In short, you will need to pull the Apache Pinot image by running following
command.
docker pull apachepinot/pinot:latest
Create a file named docker-compose.yml with the following content.
version: "3.7"
services:
pinot-zookeeper:
image: zookeeper:3.5.6
container_name: pinot-zookeeper
ports:
- "2181:2181"
environment:
ZOOKEEPER_CLIENT_PORT: 2181
ZOOKEEPER_TICK_TIME: 2000
pinot-controller:
image: apachepinot/pinot:0.12.0
command: "StartController -zkAddress pinot-zookeeper:2181"
container_name: pinot-controller
restart: unless-stopped
ports:
- "9000:9000"
environment:
JAVA_OPTS: "-Dplugins.dir=/opt/pinot/plugins -Xms1G -Xmx4G -XX:+UseG1GC -XX:MaxGCPauseMillis=200 -Xloggc:gc-pinot-controller.log"
depends_on:
- pinot-zookeeper
pinot-broker:
image: apachepinot/pinot:0.12.0
command: "StartBroker -zkAddress pinot-zookeeper:2181"
restart: unless-stopped
container_name: "pinot-broker"
ports:
- "8099:8099"
environment:
JAVA_OPTS: "-Dplugins.dir=/opt/pinot/plugins -Xms4G -Xmx4G -XX:+UseG1GC -XX:MaxGCPauseMillis=200 -Xloggc:gc-pinot-broker.log"
depends_on:
- pinot-controller
pinot-server:
image: apachepinot/pinot:0.12.0
command: "StartServer -zkAddress pinot-zookeeper:2181"
restart: unless-stopped
container_name: "pinot-server"
ports:
- "8098:8098"
environment:
JAVA_OPTS: "-Dplugins.dir=/opt/pinot/plugins -Xms4G -Xmx16G -XX:+UseG1GC -XX:MaxGCPauseMillis=200 -Xloggc:gc-pinot-server.log"
depends_on:
- pinot-broker
Go into the directory from your terminal and run the following command to start
Pinot.
docker-compose --project-name pinot-demo up
Now, Apache Pinot should be up and running.
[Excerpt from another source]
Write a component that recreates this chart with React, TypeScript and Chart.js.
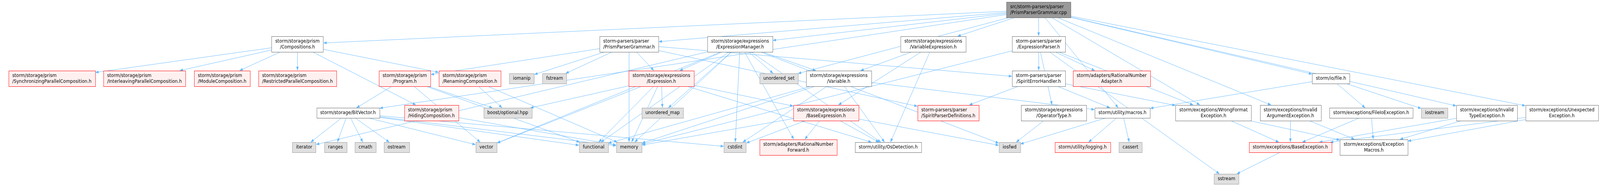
import React, { useEffect, useRef } from "react";
import { Chart, registerables } from "chart.js";

Chart.register(...registerables);

// include graph of src/storm-parsers/parser/PrismParserGrammar.cpp
const nodeIds = [
    "root", "compositions", "ppgH", "exprManager", "varExpr", "exprParser",
    "syncPar", "interPar", "modulePar", "restrictedPar", "program", "renaming", "iomanip", "fstream",
    "expression", "unorderedSet", "variable", "spiritErr", "ratAdapter", "ioFile",
    "bitVector", "hiding", "boostOpt", "unorderedMap", "baseExpr", "spiritDefs", "operatorType",
    "macros", "wrongFormat", "invalidArg", "fileIo", "iostream", "invalidType", "unexpected",
    "iterator", "ranges", "cmath", "ostream", "vector", "functional", "memory", "cstdint",
    "ratForward", "osDet", "iosfwd", "logging", "cassert", "baseException", "exceptionMacros",
    "sstream",
];

const nodeLabels = [
    "src/storm-parsers/parser\n/PrismParserGrammar.cpp",
    "storm/storage/prism\n/Compositions.h",
    "storm-parsers/parser\n/PrismParserGrammar.h",
    "storm/storage/expressions\n/ExpressionManager.h",
    "storm/storage/expressions\n/VariableExpression.h",
    "storm-parsers/parser\n/ExpressionParser.h",
    "storm/storage/prism\n/SynchronizingParallelComposition.h",
    "storm/storage/prism\n/InterleavingParallelComposition.h",
    "storm/storage/prism\n/ModuleComposition.h",
    "storm/storage/prism\n/RestrictedParallelComposition.h",
    "storm/storage/prism\n/Program.h",
    "storm/storage/prism\n/RenamingComposition.h",
    "iomanip",
    "fstream",
    "storm/storage/expressions\n/Expression.h",
    "unordered_set",
    "storm/storage/expressions\n/Variable.h",
    "storm-parsers/parser\n/SpiritErrorHandler.h",
    "storm/adapters/RationalNumber\nAdapter.h",
    "storm/io/file.h",
    "storm/storage/BitVector.h",
    "storm/storage/prism\n/HidingComposition.h",
    "boost/optional.hpp",
    "unordered_map",
    "storm/storage/expressions\n/BaseExpression.h",
    "storm-parsers/parser\n/SpiritParserDefinitions.h",
    "storm/storage/expressions\n/OperatorType.h",
    "storm/utility/macros.h",
    "storm/exceptions/WrongFormat\nException.h",
    "storm/exceptions/Invalid\nArgumentException.h",
    "storm/exceptions/FileIoException.h",
    "iostream",
    "storm/exceptions/Invalid\nTypeException.h",
    "storm/exceptions/Unexpected\nException.h",
    "iterator",
    "ranges",
    "cmath",
    "ostream",
    "vector",
    "functional",
    "memory",
    "cstdint",
    "storm/adapters/RationalNumber\nForward.h",
    "storm/utility/OsDetection.h",
    "iosfwd",
    "storm/utility/logging.h",
    "cassert",
    "storm/exceptions/BaseException.h",
    "storm/exceptions/Exception\nMacros.h",
    "sstream",
];

// rank (row) of every node
const nodeRanks = [
    0, 1, 1, 1, 1, 1,
    2, 2, 2, 2, 2, 2, 2, 2, 2, 2, 2, 2, 2, 2,
    3, 3, 3, 3, 3, 3, 3, 3, 3, 3, 3, 3, 3, 3,
    4, 4, 4, 4, 4, 4, 4, 4, 4, 4, 4, 4, 4, 4, 4,
    5,
];

// horizontal centre of every node on the x axis
const nodeCenters = [
    3102, 888.5, 1879, 2210.5, 2787.5, 3102.5,
    155, 431.5, 663.5, 888.5, 1209, 1403.5, 1558.5, 1656.5, 1975.5, 2326.5, 2505, 3102.5, 3320.5, 3975.5,
    1039.5, 1288.5, 1516.5, 1979, 2467, 2832.5, 3147.5, 3352.5, 3624.5, 3854.5, 4095.5, 4285, 4441, 4665,
    908.5, 1002, 1091.5, 1184.5, 1452.5, 1773, 1879, 2195.5, 2384.5, 2653, 3015.5, 3233.5, 3376.5, 3854, 4103.5,
    3663.5,
];

// root = the file itself, file = documented header, partial = truncated header, system = std / boost
const nodeKinds = [
    "root", "file", "file", "file", "file", "file",
    "partial", "partial", "partial", "partial", "partial", "partial", "system", "system",
    "partial", "system", "file", "file", "partial", "file",
    "file", "partial", "system", "system", "partial", "partial", "file",
    "file", "file", "file", "file", "system", "file", "file",
    "system", "system", "system", "system", "system", "system", "system", "system",
    "partial", "file", "system", "partial", "system", "partial", "file",
    "system",
];

// y axis value of each rank
const rankLevels = [25, 113, 201, 289, 377, 458];

const includes: [string, string][] = [
    ["root", "ppgH"], ["root", "compositions"], ["root", "exprManager"], ["root", "varExpr"],
    ["root", "exprParser"], ["root", "bitVector"], ["root", "ioFile"], ["root", "macros"],
    ["root", "wrongFormat"], ["root", "invalidArg"], ["root", "invalidType"], ["root", "unexpected"],
    ["root", "unorderedSet"],
    ["compositions", "syncPar"], ["compositions", "interPar"], ["compositions", "modulePar"],
    ["compositions", "restrictedPar"], ["compositions", "hiding"], ["compositions", "renaming"],
    ["ppgH", "program"], ["ppgH", "iomanip"], ["ppgH", "fstream"], ["ppgH", "memory"],
    ["ppgH", "expression"], ["ppgH", "spiritErr"], ["ppgH", "spiritDefs"],
    ["exprManager", "iterator"], ["exprManager", "vector"], ["exprManager", "expression"],
    ["exprManager", "unorderedMap"], ["exprManager", "cstdint"], ["exprManager", "ratForward"],
    ["exprManager", "unorderedSet"], ["exprManager", "variable"], ["exprManager", "osDet"],
    ["exprManager", "iosfwd"], ["exprManager", "functional"], ["exprManager", "memory"],
    ["varExpr", "variable"], ["varExpr", "baseExpr"], ["varExpr", "osDet"],
    ["exprParser", "spiritErr"], ["exprParser", "operatorType"], ["exprParser", "memory"],
    ["exprParser", "ratAdapter"], ["exprParser", "sstream"], ["exprParser", "wrongFormat"],
    ["program", "bitVector"], ["program", "vector"], ["program", "boostOpt"], ["program", "functional"],
    ["renaming", "boostOpt"], ["renaming", "memory"], ["hiding", "memory"],
    ["expression", "unorderedMap"], ["expression", "functional"], ["expression", "memory"],
    ["expression", "baseExpr"], ["expression", "osDet"], ["expression", "vector"], ["expression", "boostOpt"],
    ["variable", "macros"], ["variable", "osDet"], ["variable", "functional"], ["variable", "memory"],
    ["variable", "cstdint"],
    ["baseExpr", "ratForward"], ["baseExpr", "osDet"], ["baseExpr", "iosfwd"], ["baseExpr", "memory"],
    ["baseExpr", "cstdint"],
    ["spiritErr", "spiritDefs"], ["spiritErr", "macros"], ["spiritErr", "wrongFormat"],
    ["operatorType", "iosfwd"],
    ["bitVector", "iterator"], ["bitVector", "ranges"], ["bitVector", "cmath"], ["bitVector", "ostream"],
    ["bitVector", "vector"], ["bitVector", "functional"], ["bitVector", "memory"], ["bitVector", "cstdint"],
    ["macros", "logging"], ["macros", "cassert"], ["macros", "iosfwd"],
    ["ioFile", "macros"], ["ioFile", "fileIo"], ["ioFile", "iostream"],
    ["wrongFormat", "baseException"], ["wrongFormat", "exceptionMacros"],
    ["invalidArg", "baseException"], ["invalidArg", "exceptionMacros"],
    ["fileIo", "baseException"], ["fileIo", "exceptionMacros"],
    ["invalidType", "baseException"], ["invalidType", "exceptionMacros"],
    ["unexpected", "baseException"], ["unexpected", "exceptionMacros"],
    ["baseException", "sstream"],
];

// the drawing is laid out for a 4779 x 476 picture and scaled to whatever the canvas really is
const REF_W = 4779;
const REF_H = 476;
const FONT = '13px "DejaVu Sans"';
const LINE_H = 14.7;
const PAD_X = 11;
const PAD_Y = 5.5;
const EDGE_COLOR = "#63b8ff";

const kindColors: Record<string, { fill: string; stroke: string }> = {
    root: { fill: "#999999", stroke: "#666666" },
    file: { fill: "#ffffff", stroke: "#666666" },
    partial: { fill: "#fff0f0", stroke: "#ff0000" },
    system: { fill: "#e0e0e0", stroke: "#999999" },
};

type Box = { cx: number; cy: number; hw: number; hh: number; lines: string[]; widths: number[] };

const factors = (chart: Chart) => ({ kx: chart.width / REF_W, ky: chart.height / REF_H });

// box of every node, from the point the scatter dataset placed on the scales
const layoutBoxes = (chart: Chart): Box[] => {
    const ctx = chart.ctx;
    const { kx, ky } = factors(chart);
    ctx.save();
    ctx.font = FONT;
    const points = chart.getDatasetMeta(0).data;
    const boxes = nodeLabels.map((label, i) => {
        const lines = label.split("\n");
        const widths = lines.map((l) => ctx.measureText(l).width);
        const w = Math.max(...widths) + PAD_X * 2;
        const h = lines.length * LINE_H + PAD_Y * 2;
        return { cx: points[i].x / kx, cy: points[i].y / ky, hw: w / 2, hh: h / 2, lines, widths };
    });
    ctx.restore();
    return boxes;
};

// where the ray from the box centre along (dx, dy) leaves the box
const clip = (b: Box, dx: number, dy: number) => {
    const tx = dx === 0 ? Infinity : b.hw / Math.abs(dx);
    const ty = dy === 0 ? Infinity : b.hh / Math.abs(dy);
    const t = Math.min(tx, ty);
    return { x: b.cx + dx * t, y: b.cy + dy * t };
};

const graphPlugin = {
    id: "includeGraph",
    beforeDatasetsDraw(chart: Chart) {
        const ctx = chart.ctx;
        const boxes = layoutBoxes(chart);
        const { kx, ky } = factors(chart);
        ctx.save();
        ctx.scale(kx, ky);
        ctx.strokeStyle = EDGE_COLOR;
        ctx.fillStyle = EDGE_COLOR;
        ctx.lineWidth = 1;
        includes.forEach(([from, to]) => {
            const a = boxes[nodeIds.indexOf(from)];
            const b = boxes[nodeIds.indexOf(to)];
            const dx = b.cx - a.cx;
            const dy = b.cy - a.cy;
            const start = clip(a, dx, dy);
            const end = clip(b, -dx, -dy);
            const len = Math.hypot(end.x - start.x, end.y - start.y) || 1;
            const ux = (end.x - start.x) / len;
            const uy = (end.y - start.y) / len;
            const headLen = 10;
            const headW = 3.6;
            const bx = end.x - ux * headLen;
            const by = end.y - uy * headLen;
            ctx.beginPath();
            ctx.moveTo(start.x, start.y);
            ctx.lineTo(bx, by);
            ctx.stroke();
            ctx.beginPath();
            ctx.moveTo(end.x, end.y);
            ctx.lineTo(bx - uy * headW, by + ux * headW);
            ctx.lineTo(bx + uy * headW, by - ux * headW);
            ctx.closePath();
            ctx.fill();
        });
        ctx.restore();
    },
    afterDatasetsDraw(chart: Chart) {
        const ctx = chart.ctx;
        const boxes = layoutBoxes(chart);
        const { kx, ky } = factors(chart);
        ctx.save();
        ctx.scale(kx, ky);
        ctx.font = FONT;
        ctx.textBaseline = "middle";
        boxes.forEach((b, i) => {
            const colors = kindColors[nodeKinds[i]];
            const left = Math.round(b.cx - b.hw) + 0.5;
            const top = Math.round(b.cy - b.hh) + 0.5;
            const w = Math.round(b.hw * 2);
            const h = Math.round(b.hh * 2);
            ctx.fillStyle = colors.fill;
            ctx.fillRect(left, top, w, h);
            ctx.strokeStyle = colors.stroke;
            ctx.lineWidth = 1;
            ctx.strokeRect(left, top, w, h);

            // doxygen keeps the lines flush left when a later line is the widest one
            const leftAlign = b.widths.slice(1).some((wd) => wd > b.widths[0]);
            ctx.fillStyle = "#000000";
            const firstY = b.cy - ((b.lines.length - 1) * LINE_H) / 2;
            b.lines.forEach((line, k) => {
                const y = firstY + k * LINE_H;
                if (leftAlign) {
                    ctx.textAlign = "left";
                    ctx.fillText(line, b.cx - b.hw + PAD_X, y);
                } else {
                    ctx.textAlign = "center";
                    ctx.fillText(line, b.cx, y);
                }
            });
        });
        ctx.restore();
    },
};

const App = () => {
    const chartRef = useRef<HTMLCanvasElement | null>(null);

    useEffect(() => {
        document.body.style.margin = "0";
        document.body.style.overflow = "hidden";
        document.body.style.background = "#ffffff";
        if (!chartRef.current) return;
        const ctx = chartRef.current.getContext("2d");
        if (!ctx) return;

        const chart = new Chart(ctx, {
            type: "scatter",
            data: {
                datasets: [
                    {
                        label: "headers",
                        data: nodeIds.map((_, i) => ({ x: nodeCenters[i], y: rankLevels[nodeRanks[i]] })),
                        pointRadius: 0,
                        pointHoverRadius: 0,
                    },
                ],
            },
            options: {
                animation: false,
                responsive: true,
                maintainAspectRatio: false,
                events: [],
                layout: { padding: 0 },
                plugins: {
                    legend: { display: false },
                    tooltip: { enabled: false },
                },
                scales: {
                    x: { type: "linear", min: 0, max: REF_W, display: false },
                    y: { type: "linear", min: 0, max: REF_H, reverse: true, display: false },
                },
            },
            plugins: [graphPlugin],
        });

        return () => {
            chart.destroy();
        };
    }, []);

    return (
        <div style={{ position: "relative", width: "100vw", height: "100vh", background: "#ffffff" }}>
            <canvas ref={chartRef}></canvas>
        </div>
    );
};

export default App;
You can check it by running:
You should see the output like this:
CONTAINER ID IMAGE COMMAND CREATED STATUS PORTS NAMES
ba5cb0868350 apachepinot/pinot:0.9.3 "./bin/pinot-admin.s…" About a minute ago Up About a minute 8096-8099/tcp, 9000/tcp pinot-server
698f160852f9 apachepinot/pinot:0.9.3 "./bin/pinot-admin.s…" About a minute ago Up About a minute 8096-8098/tcp, 9000/tcp, 0.0.0.0:8099->8099/tcp, :::8099->8099/tcp pinot-broker
b1ba8cf60d69 apachepinot/pinot:0.9.3 "./bin/pinot-admin.s…" About a minute ago Up About a minute 8096-8099/tcp, 0.0.0.0:9000->9000/tcp, :::9000->9000/tcp pinot-controller
54e7e114cd53 zookeeper:3.5.6 "/docker-entrypoint.…" About a minute ago Up About a minute 2888/tcp, 3888/tcp, 0.0.0.0:2181->2181/tcp, :::2181->2181/tcp, 8080/tcp pinot-zookeeper
Now, you should add table to your Pinot to store the data streamed from Kafka
topic.
You need to open http://localhost:9000/ on your
browser.
Click on “Tables” section.
First, click on “Add Schema” and fill it until you see the following JSON as
your schema config.
{
"schemaName": "transcript",
"dimensionFieldSpecs": [
{
"name": "studentID",
"dataType": "INT"
},
{
"name": "firstName",
"dataType": "STRING"
},
{
"name": "lastName",
"dataType": "STRING"
},
{
"name": "gender",
"dataType": "STRING"
},
{
"name": "subject",
"dataType": "STRING"
}
],
"metricFieldSpecs": [
{
"name": "score",
"dataType": "FLOAT"
}
],
"dateTimeFieldSpecs": [
{
"name": "timestamp",
"dataType": "LONG",
"format": "1:MILLISECONDS:EPOCH",
"granularity": "1:MILLISECONDS"
}
]
}
Click save and click to “Add Realtime Table” since we will stream the data
real-time.
On this page, table name must be the same name with the schema name, which is
“transcript” in this case.
Then, go below on this page and replace “segmentsConfig” and “tableIndexConfig”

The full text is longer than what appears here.